An engraved aluminum sculpture, left, in the shape of a can tab. A box spring, right, was nickel-plated and festooned with ball chains and red tabs from Budweiser cans.
An engraved aluminum sculpture, left, in the shape of a can tab. A box spring, right, was nickel-plated and festooned with ball chains and red tabs from Budweiser cans.
Alice Hope, an East Hampton artist, has found both meaning and aesthetic pleasure in metal tabs
By
Jennifer Landes

    Anthropologists and archaeologists often say that much can be learned about a culture by its trash. That may be less true today with recycling, or perhaps even more so.

    Alice Hope, an East Hampton artist, has found both meaning and aesthetic pleasure in metal tabs, the fulcrums that give access to the soda, beer, and energy drinks in aluminum cans. She made this discovery not in her own bins but in a tour of a recycling center, where a 700-pound box of tabs captured her imagination. While the sheer ordinariness of the object was an initial turnoff, she came to embrace its universality and the compact perfection in its “balance of positive and negative space.”

    Struck by both the good-citizen impulse that led to such a massive collection as well as the consumption that produced it, she devised works and objects that either collected the forms as they were, blew them up to heroic proportions, or subverted them entirely. Her current exhibition, at the Ricco/ Maresca Gallery in Chelsea through May 24, includes a 3-D printed facsimile of a tab and two-foot-high anodized aluminum engraved sculptures of tabs with a golden cast that say “Drink Me.”

    Then there are the tabs themselves, collected in clear bins, piled on the floor, embedded in resin, or utterly transformed as part of an LED-backlit sculpture, structured by turtle nets, or attached to ball chain to resemble cords of fiber or wavy hair. In another piece, the artist has taken an old metal box spring and nickel-plated it, draping the long strands of ball chain with red anodized tabs. It is reminiscent of those beaded curtains hung in harems or fortune-telling parlors, with a vaguely Islamic feeling in its elaborate patterning.

    The installation makes the most of these different explorations, moving toward and away from the found object to something else that transcends it. What might appear most off-topic of all in the room are actually pieces that tie Ms. Hope’s current work to her prior explorations. Lined up as airplane windows, as she puts it, she has framed magnetic-field viewing film activated by the ferrite magnets that often populate her other works. The frames mimic the shape of the windows and also the outline of the aluminum tabs. She said the pop of the cans that comes from the in-flight drinks cart was another thing she was thinking about in these pieces.

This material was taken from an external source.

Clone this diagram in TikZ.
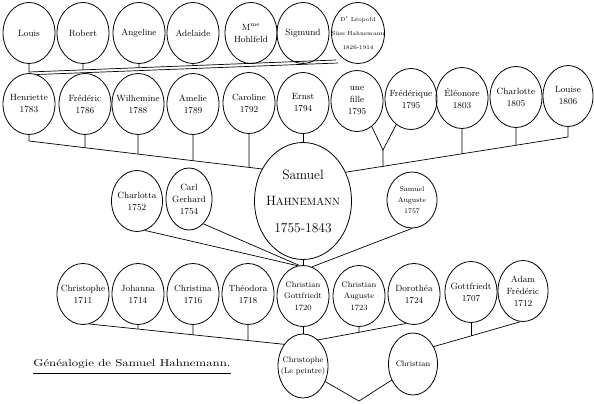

    The work in this show is fascinating, playing off the artist’s characteristic obsessiveness and channeling it toward new materials and conclusions. In recent years, there had been a certain comfort level in knowing what to expect from Ms. Hope’s installations. That she can find new avenues to explore her interests and imbue them with meaning — from the loss of turtles, to commodification of art, obsolescence, and consumption — demonstrates an imaginative and curious mind constantly attuned to the visual and cultural cues around her. She is a tour guide for unique journeys one doesn’t mind taking again and again.